Each line from the line with "Clone this chart in matplotlib." to the line with "bars = ax.bar(x, values, width=0.5, color='#889b22')", inclusive, is to be repeated exactly; no other line and no picture belongs in the copy.

• _RECORD EXCERPTS_
********

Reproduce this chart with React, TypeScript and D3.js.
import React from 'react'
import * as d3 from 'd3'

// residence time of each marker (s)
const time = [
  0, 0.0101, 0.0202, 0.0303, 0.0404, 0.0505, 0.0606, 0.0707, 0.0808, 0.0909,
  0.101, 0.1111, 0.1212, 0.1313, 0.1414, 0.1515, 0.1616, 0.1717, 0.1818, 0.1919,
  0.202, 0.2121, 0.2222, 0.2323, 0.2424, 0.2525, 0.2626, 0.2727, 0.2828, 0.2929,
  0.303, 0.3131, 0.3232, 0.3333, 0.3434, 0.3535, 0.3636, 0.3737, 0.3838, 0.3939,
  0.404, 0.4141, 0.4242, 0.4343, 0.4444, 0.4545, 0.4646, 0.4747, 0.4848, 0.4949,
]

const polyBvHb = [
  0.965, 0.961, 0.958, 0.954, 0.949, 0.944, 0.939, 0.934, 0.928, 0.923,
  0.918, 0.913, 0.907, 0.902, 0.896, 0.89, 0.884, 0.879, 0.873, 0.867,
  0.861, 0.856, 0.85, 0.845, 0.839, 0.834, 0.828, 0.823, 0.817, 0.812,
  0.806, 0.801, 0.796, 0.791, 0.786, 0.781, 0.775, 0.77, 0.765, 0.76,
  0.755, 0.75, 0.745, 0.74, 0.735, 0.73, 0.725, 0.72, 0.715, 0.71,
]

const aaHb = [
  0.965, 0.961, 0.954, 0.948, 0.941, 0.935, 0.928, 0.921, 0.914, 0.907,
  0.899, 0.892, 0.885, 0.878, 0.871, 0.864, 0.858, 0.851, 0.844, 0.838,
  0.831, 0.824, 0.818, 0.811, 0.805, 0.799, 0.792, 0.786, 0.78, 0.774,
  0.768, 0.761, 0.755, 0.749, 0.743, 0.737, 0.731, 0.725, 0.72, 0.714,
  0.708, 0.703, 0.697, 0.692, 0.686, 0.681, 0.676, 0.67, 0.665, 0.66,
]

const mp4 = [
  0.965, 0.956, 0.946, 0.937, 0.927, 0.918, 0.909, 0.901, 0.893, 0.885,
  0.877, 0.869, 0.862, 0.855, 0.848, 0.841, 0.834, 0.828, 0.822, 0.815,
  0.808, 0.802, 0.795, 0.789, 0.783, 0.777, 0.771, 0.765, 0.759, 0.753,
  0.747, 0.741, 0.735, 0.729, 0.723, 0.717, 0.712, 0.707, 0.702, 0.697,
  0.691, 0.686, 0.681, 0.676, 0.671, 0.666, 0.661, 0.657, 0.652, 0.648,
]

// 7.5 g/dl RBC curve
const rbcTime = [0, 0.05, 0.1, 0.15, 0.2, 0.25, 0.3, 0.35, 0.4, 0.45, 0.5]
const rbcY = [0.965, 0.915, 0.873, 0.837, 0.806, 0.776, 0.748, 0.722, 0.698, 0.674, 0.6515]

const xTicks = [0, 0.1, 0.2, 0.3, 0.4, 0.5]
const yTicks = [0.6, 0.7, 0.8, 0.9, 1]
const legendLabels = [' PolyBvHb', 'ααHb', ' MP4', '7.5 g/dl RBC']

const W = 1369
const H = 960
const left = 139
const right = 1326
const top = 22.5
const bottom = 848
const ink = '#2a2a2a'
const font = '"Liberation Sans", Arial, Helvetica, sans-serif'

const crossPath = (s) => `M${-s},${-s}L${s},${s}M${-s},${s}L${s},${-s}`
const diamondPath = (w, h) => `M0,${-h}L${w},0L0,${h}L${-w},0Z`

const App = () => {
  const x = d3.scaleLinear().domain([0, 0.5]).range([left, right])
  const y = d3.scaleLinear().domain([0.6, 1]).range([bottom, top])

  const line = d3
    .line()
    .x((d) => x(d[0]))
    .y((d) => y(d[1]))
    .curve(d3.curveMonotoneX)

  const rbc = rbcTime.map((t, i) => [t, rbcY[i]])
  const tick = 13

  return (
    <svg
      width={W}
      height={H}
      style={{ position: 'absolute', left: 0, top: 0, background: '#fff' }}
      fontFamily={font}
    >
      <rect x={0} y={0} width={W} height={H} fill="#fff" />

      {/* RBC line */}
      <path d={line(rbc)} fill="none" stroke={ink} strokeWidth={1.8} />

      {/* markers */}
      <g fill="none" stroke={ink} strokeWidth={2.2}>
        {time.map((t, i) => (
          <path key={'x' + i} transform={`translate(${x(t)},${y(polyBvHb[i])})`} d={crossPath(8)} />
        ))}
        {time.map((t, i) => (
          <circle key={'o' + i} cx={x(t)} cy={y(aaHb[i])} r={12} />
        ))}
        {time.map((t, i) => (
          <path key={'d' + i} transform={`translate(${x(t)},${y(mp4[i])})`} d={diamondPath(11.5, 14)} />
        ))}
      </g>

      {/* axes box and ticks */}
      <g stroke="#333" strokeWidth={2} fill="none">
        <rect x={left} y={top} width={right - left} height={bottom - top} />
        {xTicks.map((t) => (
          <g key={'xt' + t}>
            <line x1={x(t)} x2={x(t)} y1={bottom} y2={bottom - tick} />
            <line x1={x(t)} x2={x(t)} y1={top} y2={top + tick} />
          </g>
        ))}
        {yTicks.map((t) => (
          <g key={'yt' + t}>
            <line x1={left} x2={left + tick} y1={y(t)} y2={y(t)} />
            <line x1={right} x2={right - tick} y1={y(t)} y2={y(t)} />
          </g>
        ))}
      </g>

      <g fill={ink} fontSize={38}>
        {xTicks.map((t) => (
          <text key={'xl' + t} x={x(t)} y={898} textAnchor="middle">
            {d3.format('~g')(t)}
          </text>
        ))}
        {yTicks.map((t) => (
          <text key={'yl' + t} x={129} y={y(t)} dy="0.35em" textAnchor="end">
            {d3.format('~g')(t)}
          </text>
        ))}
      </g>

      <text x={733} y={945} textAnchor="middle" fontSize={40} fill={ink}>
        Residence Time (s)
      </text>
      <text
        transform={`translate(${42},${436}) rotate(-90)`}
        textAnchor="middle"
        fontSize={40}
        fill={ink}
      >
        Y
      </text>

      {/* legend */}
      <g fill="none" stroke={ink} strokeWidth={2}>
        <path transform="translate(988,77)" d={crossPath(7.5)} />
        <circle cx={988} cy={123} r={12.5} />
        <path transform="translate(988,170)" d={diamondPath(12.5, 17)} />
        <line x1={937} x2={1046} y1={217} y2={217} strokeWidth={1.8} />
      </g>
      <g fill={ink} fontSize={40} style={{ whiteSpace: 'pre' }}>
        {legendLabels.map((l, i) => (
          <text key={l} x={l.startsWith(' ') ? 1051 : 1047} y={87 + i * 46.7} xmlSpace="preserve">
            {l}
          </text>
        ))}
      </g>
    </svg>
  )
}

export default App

********

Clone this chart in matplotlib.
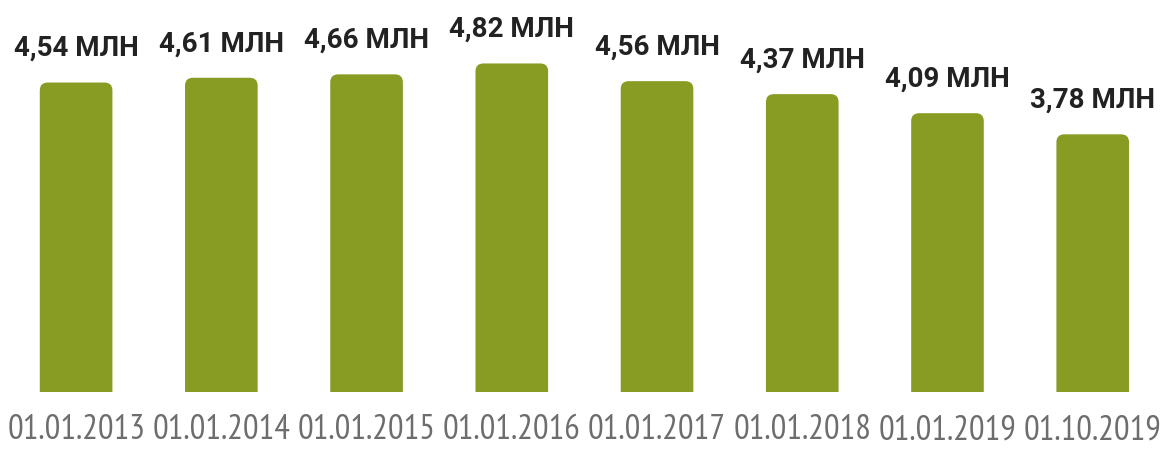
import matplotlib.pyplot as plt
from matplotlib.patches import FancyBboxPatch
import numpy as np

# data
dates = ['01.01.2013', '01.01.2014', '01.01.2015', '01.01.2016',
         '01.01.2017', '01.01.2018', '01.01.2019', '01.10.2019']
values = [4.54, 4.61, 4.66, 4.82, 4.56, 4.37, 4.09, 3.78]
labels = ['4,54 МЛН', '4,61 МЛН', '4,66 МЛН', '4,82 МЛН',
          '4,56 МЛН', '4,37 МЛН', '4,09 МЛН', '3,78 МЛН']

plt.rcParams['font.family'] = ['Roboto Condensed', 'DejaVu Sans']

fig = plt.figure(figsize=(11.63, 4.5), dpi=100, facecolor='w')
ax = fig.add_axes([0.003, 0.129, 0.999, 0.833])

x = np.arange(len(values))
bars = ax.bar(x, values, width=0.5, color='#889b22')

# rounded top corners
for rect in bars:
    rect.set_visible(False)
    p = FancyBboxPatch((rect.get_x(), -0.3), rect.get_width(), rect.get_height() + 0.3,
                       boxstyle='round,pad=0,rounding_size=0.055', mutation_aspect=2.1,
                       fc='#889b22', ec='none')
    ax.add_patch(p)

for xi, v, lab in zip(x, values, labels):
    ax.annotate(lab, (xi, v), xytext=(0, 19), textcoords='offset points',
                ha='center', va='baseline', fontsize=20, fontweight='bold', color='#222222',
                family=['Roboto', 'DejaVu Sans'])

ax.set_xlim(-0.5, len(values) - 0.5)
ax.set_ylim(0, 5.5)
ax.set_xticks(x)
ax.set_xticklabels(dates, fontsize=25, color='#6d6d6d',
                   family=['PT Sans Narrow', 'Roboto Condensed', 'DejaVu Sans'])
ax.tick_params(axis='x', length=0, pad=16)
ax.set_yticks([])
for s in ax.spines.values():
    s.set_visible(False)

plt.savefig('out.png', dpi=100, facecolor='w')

********

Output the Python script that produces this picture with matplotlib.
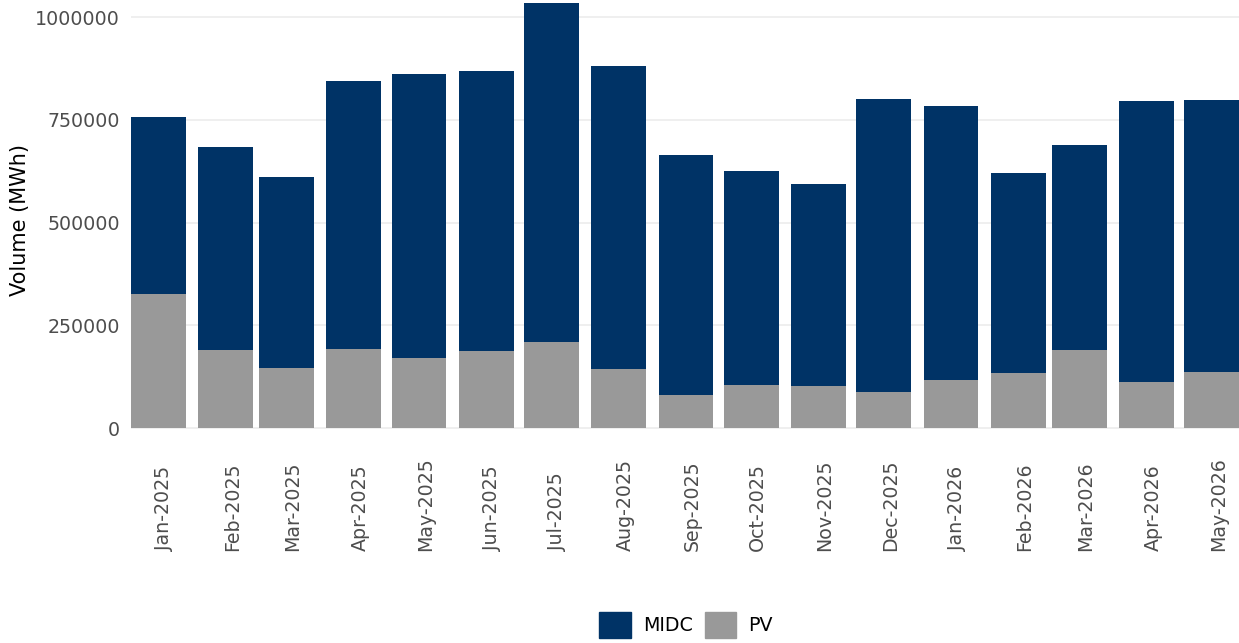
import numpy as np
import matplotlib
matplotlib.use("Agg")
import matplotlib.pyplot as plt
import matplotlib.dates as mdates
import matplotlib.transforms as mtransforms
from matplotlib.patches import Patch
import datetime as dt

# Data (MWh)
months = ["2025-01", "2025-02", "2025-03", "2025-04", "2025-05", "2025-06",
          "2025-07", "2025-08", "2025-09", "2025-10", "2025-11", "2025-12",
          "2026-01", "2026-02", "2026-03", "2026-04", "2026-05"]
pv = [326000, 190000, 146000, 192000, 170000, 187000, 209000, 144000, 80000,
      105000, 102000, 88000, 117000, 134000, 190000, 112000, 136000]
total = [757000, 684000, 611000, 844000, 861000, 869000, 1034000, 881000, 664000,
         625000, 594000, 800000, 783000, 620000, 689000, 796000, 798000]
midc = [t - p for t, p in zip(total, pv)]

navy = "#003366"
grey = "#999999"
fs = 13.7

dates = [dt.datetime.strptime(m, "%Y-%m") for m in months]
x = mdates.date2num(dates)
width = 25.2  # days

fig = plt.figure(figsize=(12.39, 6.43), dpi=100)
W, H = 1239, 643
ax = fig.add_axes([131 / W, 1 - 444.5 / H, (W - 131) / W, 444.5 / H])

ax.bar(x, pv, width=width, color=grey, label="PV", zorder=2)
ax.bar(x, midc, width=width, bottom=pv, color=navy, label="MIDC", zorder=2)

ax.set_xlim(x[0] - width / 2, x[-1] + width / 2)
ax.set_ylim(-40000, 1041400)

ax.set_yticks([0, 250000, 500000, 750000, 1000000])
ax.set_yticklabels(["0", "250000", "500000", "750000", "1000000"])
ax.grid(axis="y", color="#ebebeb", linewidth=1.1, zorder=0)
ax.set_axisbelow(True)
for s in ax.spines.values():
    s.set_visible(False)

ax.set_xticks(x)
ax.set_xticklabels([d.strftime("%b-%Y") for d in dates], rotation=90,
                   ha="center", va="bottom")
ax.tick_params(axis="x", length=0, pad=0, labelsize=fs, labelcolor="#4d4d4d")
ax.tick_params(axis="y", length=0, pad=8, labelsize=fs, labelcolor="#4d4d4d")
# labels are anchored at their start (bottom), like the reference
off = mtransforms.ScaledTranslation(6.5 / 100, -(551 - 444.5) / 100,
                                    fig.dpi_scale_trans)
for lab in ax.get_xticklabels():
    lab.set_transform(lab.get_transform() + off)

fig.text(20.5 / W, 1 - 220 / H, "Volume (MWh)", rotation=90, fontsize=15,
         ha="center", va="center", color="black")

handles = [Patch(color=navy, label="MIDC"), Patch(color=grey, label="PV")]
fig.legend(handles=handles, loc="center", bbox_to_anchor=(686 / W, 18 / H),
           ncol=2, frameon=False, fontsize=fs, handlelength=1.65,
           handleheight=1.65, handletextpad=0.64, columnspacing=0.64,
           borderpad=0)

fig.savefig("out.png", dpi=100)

********

• _EXERCISE RESULT_
Clone this chart in matplotlib.
import matplotlib.pyplot as plt
from matplotlib.patches import FancyBboxPatch
import numpy as np

# data
dates = ['01.01.2013', '01.01.2014', '01.01.2015', '01.01.2016',
         '01.01.2017', '01.01.2018', '01.01.2019', '01.10.2019']
values = [4.54, 4.61, 4.66, 4.82, 4.56, 4.37, 4.09, 3.78]
labels = ['4,54 МЛН', '4,61 МЛН', '4,66 МЛН', '4,82 МЛН',
          '4,56 МЛН', '4,37 МЛН', '4,09 МЛН', '3,78 МЛН']

plt.rcParams['font.family'] = ['Roboto Condensed', 'DejaVu Sans']

fig = plt.figure(figsize=(11.63, 4.5), dpi=100, facecolor='w')
ax = fig.add_axes([0.003, 0.129, 0.999, 0.833])

x = np.arange(len(values))
bars = ax.bar(x, values, width=0.5, color='#889b22')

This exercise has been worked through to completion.